The arguments for polygamy did not carry the day, before or after the Enlightenment. As Witte notes:
In an important sense, making the non-religious case against polygamy was nothing new for the Western tradition. Already the ancient Greeks and Romans, long before the birth of Christianity, had prohibited polygamy for reasons of nature, friendship, domestic efficiency, political expediency, and more. These non-religious arguments always remained at the foundation of the ongoing Western case against polygamy.
The brutal punishments for polygamy included being “branded on the forehead with an ‘A’ for adultery,” branded on the cheek with a ‘B’ for bigamist, or “bored through the tongue with a red hot iron” as an expression of the false vow made with the tongue.
Witte’s book includes a fascinating discussion of early (1840s) Mormon teaching on polygamy, which was later abandoned in 1890. An 1882 law disqualified polygamists from voting rights, sitting on juries, and holding public office.
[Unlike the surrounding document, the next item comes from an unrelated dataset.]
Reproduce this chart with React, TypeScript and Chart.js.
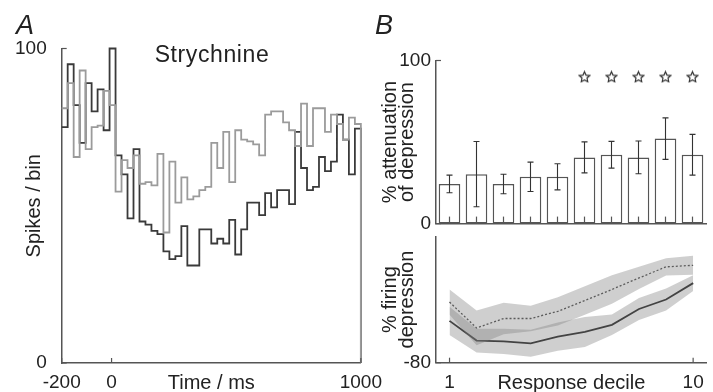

The US Supreme Court turned aside the claims of free exercise of religion lodged by polygamists in Reynolds v. United States (1879), Davis v. Beason (1890), and Church of Jesus Christ of Latter Day Saints v. United States (1890). In Murphy v. Ramsey (1885), the Supreme Court declared:
Certainly no legislation can be supposed more wholesome and necessary in the founding of a free, self-governing commonwealth, fit to take rank as one of the coordinate States of the Union, than that which seeks to establish it on the basis of the idea of the family, as consisting in and springing from the union for life of one man and one woman in the holy estate of matrimony; the sure foundation of all that is stable and noble in our civilization; the best guaranty of that reverent morality which is the source of all beneficent progress in social and political improvement.
Contemporary sociological research provides extensive empirical evidence justifying the claim that polygamy is disadvantageous for society. Witte cites Rose McDermott’s cross-cultural study of polygamy in 170 countries, which showed,
increased levels of physical and sexual abuse against women, increased rates of maternal mortality, shortened female life expectancy, lower levels of education for girls and boys, lower levels of equality for women, higher levels of discrimination against women, increased rates of female genital mutilation, increased rates of trafficking in women and decreased levels of civil and political liberties for all citizens.
At times, the case against polygamy has been made using arguments, often theological, that would not now hold much sway in the contemporary public square. The case against polygamy begins by considering marriage as a public good. The status of being married is not just about the individual persons and their private relationships; the state publicly recognizes marriage because marriage is a central component of the political common good. Legally recognizing polygamy is a matter entirely different from criminalizing three or more people who live together in a sexual relationship. To recognize polygamy in law is to ask for a governmental stamp of approval of such relationships as “marriages.” We may ask, therefore, whether polygamy is to the advantage or disadvantage of the public good.
Witte’s book is not a systematic political or philosophical treatise against polygamy. It rather provides a useful survey of what has been said over more than 2,000 years of discussion of the issue. The truth is that the good of marriage, and through it the good of future generations, is at stake in how we understand marriage and legally define it.